DATASET CONTENT -
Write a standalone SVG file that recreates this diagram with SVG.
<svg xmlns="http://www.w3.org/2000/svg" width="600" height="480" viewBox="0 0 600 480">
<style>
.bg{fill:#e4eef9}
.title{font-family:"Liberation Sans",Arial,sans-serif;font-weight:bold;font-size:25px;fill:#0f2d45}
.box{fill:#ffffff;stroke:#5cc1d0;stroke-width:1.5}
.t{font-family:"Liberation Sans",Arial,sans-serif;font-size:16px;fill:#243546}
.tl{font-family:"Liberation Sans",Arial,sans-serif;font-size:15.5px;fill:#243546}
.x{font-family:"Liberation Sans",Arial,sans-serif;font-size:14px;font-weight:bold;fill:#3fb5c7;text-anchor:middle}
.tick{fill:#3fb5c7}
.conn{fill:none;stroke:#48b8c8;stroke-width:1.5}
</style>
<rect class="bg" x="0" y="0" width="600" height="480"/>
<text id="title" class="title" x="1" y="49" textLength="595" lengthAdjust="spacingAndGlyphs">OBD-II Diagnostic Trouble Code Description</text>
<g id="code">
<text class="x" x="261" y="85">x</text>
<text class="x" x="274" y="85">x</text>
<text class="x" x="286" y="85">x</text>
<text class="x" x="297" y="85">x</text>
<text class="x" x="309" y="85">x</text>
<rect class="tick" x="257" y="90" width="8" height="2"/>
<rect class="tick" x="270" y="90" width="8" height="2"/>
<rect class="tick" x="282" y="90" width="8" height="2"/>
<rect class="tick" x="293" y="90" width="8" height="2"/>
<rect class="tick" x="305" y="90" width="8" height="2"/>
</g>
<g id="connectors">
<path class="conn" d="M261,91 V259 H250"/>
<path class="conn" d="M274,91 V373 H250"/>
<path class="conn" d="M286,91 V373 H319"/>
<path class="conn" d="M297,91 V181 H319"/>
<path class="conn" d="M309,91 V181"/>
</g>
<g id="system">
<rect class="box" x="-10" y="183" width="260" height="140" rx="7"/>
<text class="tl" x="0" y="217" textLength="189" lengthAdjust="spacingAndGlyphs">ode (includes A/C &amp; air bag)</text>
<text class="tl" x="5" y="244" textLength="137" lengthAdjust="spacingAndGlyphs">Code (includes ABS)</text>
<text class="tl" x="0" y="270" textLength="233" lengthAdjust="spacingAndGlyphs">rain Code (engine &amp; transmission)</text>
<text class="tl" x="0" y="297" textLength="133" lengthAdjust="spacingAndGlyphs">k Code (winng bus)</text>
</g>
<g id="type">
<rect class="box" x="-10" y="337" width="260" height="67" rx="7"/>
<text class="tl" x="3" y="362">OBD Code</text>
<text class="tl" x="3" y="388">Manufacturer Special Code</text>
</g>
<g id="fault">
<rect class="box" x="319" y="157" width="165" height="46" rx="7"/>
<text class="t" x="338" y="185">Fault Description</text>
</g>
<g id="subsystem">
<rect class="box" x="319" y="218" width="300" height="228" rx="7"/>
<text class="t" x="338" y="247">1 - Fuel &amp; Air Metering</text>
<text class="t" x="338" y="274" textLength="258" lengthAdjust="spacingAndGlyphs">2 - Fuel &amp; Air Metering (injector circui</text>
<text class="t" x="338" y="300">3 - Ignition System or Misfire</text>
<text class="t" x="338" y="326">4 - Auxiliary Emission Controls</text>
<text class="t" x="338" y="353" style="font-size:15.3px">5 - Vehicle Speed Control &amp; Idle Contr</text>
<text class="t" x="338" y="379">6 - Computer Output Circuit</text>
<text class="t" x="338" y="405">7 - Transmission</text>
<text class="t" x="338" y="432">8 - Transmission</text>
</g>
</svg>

---

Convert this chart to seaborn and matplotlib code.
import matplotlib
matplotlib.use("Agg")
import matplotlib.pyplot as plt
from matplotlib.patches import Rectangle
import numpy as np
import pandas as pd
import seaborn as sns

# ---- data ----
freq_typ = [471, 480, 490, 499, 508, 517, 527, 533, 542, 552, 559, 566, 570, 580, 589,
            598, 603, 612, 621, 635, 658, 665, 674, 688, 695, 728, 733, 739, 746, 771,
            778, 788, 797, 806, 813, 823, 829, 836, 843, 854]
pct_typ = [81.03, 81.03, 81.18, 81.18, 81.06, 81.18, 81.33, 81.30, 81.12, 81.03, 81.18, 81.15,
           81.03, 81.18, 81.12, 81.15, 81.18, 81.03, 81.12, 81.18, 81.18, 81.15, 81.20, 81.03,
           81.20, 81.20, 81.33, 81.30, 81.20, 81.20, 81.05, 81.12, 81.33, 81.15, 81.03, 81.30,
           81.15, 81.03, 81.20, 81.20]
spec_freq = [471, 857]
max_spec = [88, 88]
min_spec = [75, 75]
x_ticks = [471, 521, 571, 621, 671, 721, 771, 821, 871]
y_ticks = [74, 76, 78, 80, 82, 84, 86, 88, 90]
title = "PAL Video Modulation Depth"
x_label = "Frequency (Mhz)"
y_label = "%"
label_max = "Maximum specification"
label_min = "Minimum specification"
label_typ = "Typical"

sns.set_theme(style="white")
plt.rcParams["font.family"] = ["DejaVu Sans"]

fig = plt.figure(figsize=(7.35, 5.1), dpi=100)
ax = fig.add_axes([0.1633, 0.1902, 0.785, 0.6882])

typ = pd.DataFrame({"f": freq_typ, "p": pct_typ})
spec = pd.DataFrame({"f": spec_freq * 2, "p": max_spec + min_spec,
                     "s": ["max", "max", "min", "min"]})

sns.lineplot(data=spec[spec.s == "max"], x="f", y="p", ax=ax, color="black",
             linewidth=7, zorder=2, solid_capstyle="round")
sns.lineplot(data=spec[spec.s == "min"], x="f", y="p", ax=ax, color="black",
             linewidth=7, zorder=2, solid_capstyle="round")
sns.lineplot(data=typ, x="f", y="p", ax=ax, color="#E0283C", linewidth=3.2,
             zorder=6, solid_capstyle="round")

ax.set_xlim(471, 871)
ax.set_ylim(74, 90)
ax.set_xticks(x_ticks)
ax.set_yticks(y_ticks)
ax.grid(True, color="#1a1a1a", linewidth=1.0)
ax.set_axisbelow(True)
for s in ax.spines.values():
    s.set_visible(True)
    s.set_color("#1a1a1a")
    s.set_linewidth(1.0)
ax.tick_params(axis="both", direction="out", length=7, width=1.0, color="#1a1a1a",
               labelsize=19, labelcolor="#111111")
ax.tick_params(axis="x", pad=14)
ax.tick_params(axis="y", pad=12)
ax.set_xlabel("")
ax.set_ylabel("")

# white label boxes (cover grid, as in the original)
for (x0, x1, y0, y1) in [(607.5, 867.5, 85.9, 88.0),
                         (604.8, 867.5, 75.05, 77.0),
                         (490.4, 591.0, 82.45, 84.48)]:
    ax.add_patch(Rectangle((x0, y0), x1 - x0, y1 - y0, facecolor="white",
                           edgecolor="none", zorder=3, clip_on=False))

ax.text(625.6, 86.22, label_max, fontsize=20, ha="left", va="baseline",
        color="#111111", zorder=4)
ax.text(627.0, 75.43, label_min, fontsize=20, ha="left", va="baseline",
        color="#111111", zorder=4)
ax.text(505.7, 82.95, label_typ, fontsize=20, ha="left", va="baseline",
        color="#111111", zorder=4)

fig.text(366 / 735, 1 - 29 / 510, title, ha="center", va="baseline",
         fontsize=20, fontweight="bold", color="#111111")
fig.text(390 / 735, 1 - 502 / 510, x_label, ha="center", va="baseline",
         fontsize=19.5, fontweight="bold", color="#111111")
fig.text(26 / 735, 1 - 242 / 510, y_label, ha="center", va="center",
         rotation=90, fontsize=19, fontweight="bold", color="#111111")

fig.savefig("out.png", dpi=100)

OBJECTIVE - Begin with the line containing "Convert this chart", end with the line containing "import seaborn as sns", and repeat every line in that stretch exactly.

WRITTEN RESPONSE -
Convert this chart to seaborn and matplotlib code.
import matplotlib
matplotlib.use("Agg")
import matplotlib.pyplot as plt
from matplotlib.patches import Rectangle
import numpy as np
import pandas as pd
import seaborn as sns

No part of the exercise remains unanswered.